A month of many words, of obsession, and of triumph.
Not that I’m terribly so under normal circumstances, but during this past November I was not very socially active. I wasn’t active much in many respects, actually, except with regards to writing. After being told about National Novel Writing Month by a fellow author in a lovely writer’s retreat I attended this Autumn, I decided that I could handle the challenge, that it would be a great way to break out of my creative rut and help bring to life the content I so much wanted to see the light of day.
So… did it work? Did the NaNoWriMo challenge, to write fifty thousand words in a month, make me or break me?
Well, I won. 50089 words later. Though “won” in this context doesn’t mean the same thing as it does in sports or traditional competitions. My fellow authors and I were not trying to one up each other, in fact, we spent as much time advising and uplifting each other as anything aside from the writing itself. I view “winning” this challenge as not me one-upping anyone else, or trying to even compete with anyone, really. It was a personal challenge, to set aside the nonsense that distracts me from writing, to focus on my craft and prove to me that I can do it.
I did, and in the process learned some things about myself, not all of which are pleasant. I’m not really a very disciplined writer, at least not in the traditional sense of the word. I still haven’t put myself on any kind of set writing schedule, which I know I should. I still let myself get distracted by own personal problems and miseries, spending too many November nights wallowing in grief and self-pity instead of simply just writing. The month of November taught me many lessons about myself and what I need to improve on.
Eventually, the work that I chose for NaNo, the third After Terra novel, became an expression of my own despair and morose self-pity. That’s certainly not what the book is about, but the parallels between my life and that of my protagonist are unintentionally striking. Through exploring what these fictional people are going through and the psychological battles they are enduring, I was able to find some catharsis for myself, fleeting as that could sometimes be.

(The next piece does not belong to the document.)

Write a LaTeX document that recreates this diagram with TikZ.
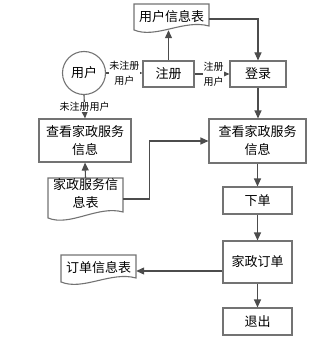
\documentclass[tikz,border=0pt]{standalone}
\usepackage{fontspec}
\setmainfont{Noto Sans CJK SC}
\usetikzlibrary{arrows.meta}
\tikzset{
  boxline/.style={draw=black!55, line width=1.1pt},
  stepbox/.style={boxline, rectangle, inner sep=0pt, align=center, font=\fontsize{13pt}{18pt}\selectfont},
  doctext/.style={rectangle, inner sep=0pt, align=center, minimum width=75pt, font=\fontsize{13pt}{18pt}\selectfont},
  docline/.style={draw=black!55, line width=1.1pt, fill=white},
  conn/.style={draw=black!70, line width=1.1pt},
  arr/.style={conn, -{Triangle[length=8pt,width=7pt]}},
  lbl/.style={fill=white, inner sep=0.5pt, align=center, font=\fontsize{10pt}{15pt}\selectfont},
}
\newcommand\mydoc[5]{%
  \draw[docline] (#1,#2) -- (#3,#2) -- (#3,#5) .. controls ({#3-25},{#5-7}) and ({#1+22},{#4+9}) .. (#1,#4) -- cycle;}
\begin{document}
\begin{tikzpicture}[x=1pt,y=-1pt]
\useasboundingbox (0,0) rectangle (326,342);
% document outlines
\mydoc{134}{4}{209}{30}{26}
\mydoc{48}{178}{123}{218}{212}
\mydoc{61}{255}{136}{282}{278}
% nodes
\node[doctext, minimum height=26pt] (udoc) at (171.5,17) {用户信息表};
\node[doctext, minimum height=32pt] (jdoc) at (85.5,194) {家政服务信\\息表};
\node[doctext, minimum height=26pt] (odoc) at (98.5,268) {订单信息表};
\node[boxline, circle, minimum size=43pt, inner sep=0pt, font=\fontsize{13pt}{18pt}\selectfont] (user) at (84,73) {用户};
\node[stepbox, minimum width=51pt, minimum height=26pt] (zc) at (168.5,74) {注册};
\node[stepbox, minimum width=56pt, minimum height=26pt] (dl) at (258,74) {登录};
\node[stepbox, minimum width=92pt, minimum height=43pt] (lc) at (85,140.5) {查看家政服务\\信息};
\node[stepbox, minimum width=97pt, minimum height=44pt] (rc) at (257.5,141) {查看家政服务\\信息};
\node[stepbox, minimum width=69pt, minimum height=27pt] (xd) at (257.5,200.5) {下单};
\node[stepbox, minimum width=69pt, minimum height=42pt] (jz) at (257.5,262) {家政订单};
\node[stepbox, minimum width=69pt, minimum height=27pt] (tc) at (257.5,321.5) {退出};
% connectors
\draw[arr] (user.east) -- (user.east -| zc.west) node[lbl, pos=0.5] {未注册\\用户};
\draw[arr] (zc.east) -- (dl.west) node[lbl, pos=0.55] {注册\\用户};
\draw[arr] (user.south) -- (lc.north) node[lbl, pos=0.5] {未注册用户};
\draw[arr] (zc.north) -- (zc.north |- udoc.south);
\draw[arr] ([yshift=-2pt]udoc.east) -| (dl.north);
\draw[arr] (jdoc.north) -- (lc.south);
\draw[arr] ([yshift=-5pt]jdoc.east) -- ([yshift=-5pt,xshift=26pt]jdoc.east) |- (rc.west);
\draw[arr] (dl.south) -- (dl.south |- rc.north);
\draw[arr] (rc.south) -- (xd.north);
\draw[arr] (xd.south) -- (jz.north);
\draw[arr] (jz.south) -- (tc.north);
\draw[arr] ([yshift=-9pt]jz.west) -- ([yshift=-9pt]jz.west -| odoc.east);
\end{tikzpicture}
\end{document}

If you’ve never written so much in a month, I don’t know if I properly can describe the feeling of emptying yourself out onto the page, as if the words were your lifeblood and you never knew up until then how much blood you had to give. I think anyone who aspires to be a writer, especially a novelist, needs to try this challenge at least once.
When I reached my word count goal on the last day of November, I did celebrate. I played some fanfare. But I also wept. Partly from stress release, due to my mind and body finally being able to let go of thinking about the book, able to relax knowing that I had met the challenge I set for myself. But there was some of it that was self-pity, realizing that without this overarching life goal, I was again faced directly with my own loneliness and the bitter fallout of losing someone I care about deeply.
So now, I have given myself a new set of goals to focus on, to hopefully channel the dark and gloomy energies within me into more creative forces. After Terra is still a young body of work with much more to come in that series; the first book within it that I published was but the tip of the proverbial iceberg. And with the re-branding of myself as an author and the changes you’ll see coming to this blog page over the next few days, I come into the final month of 2016 with some hope for finding peace through my creative endeavors.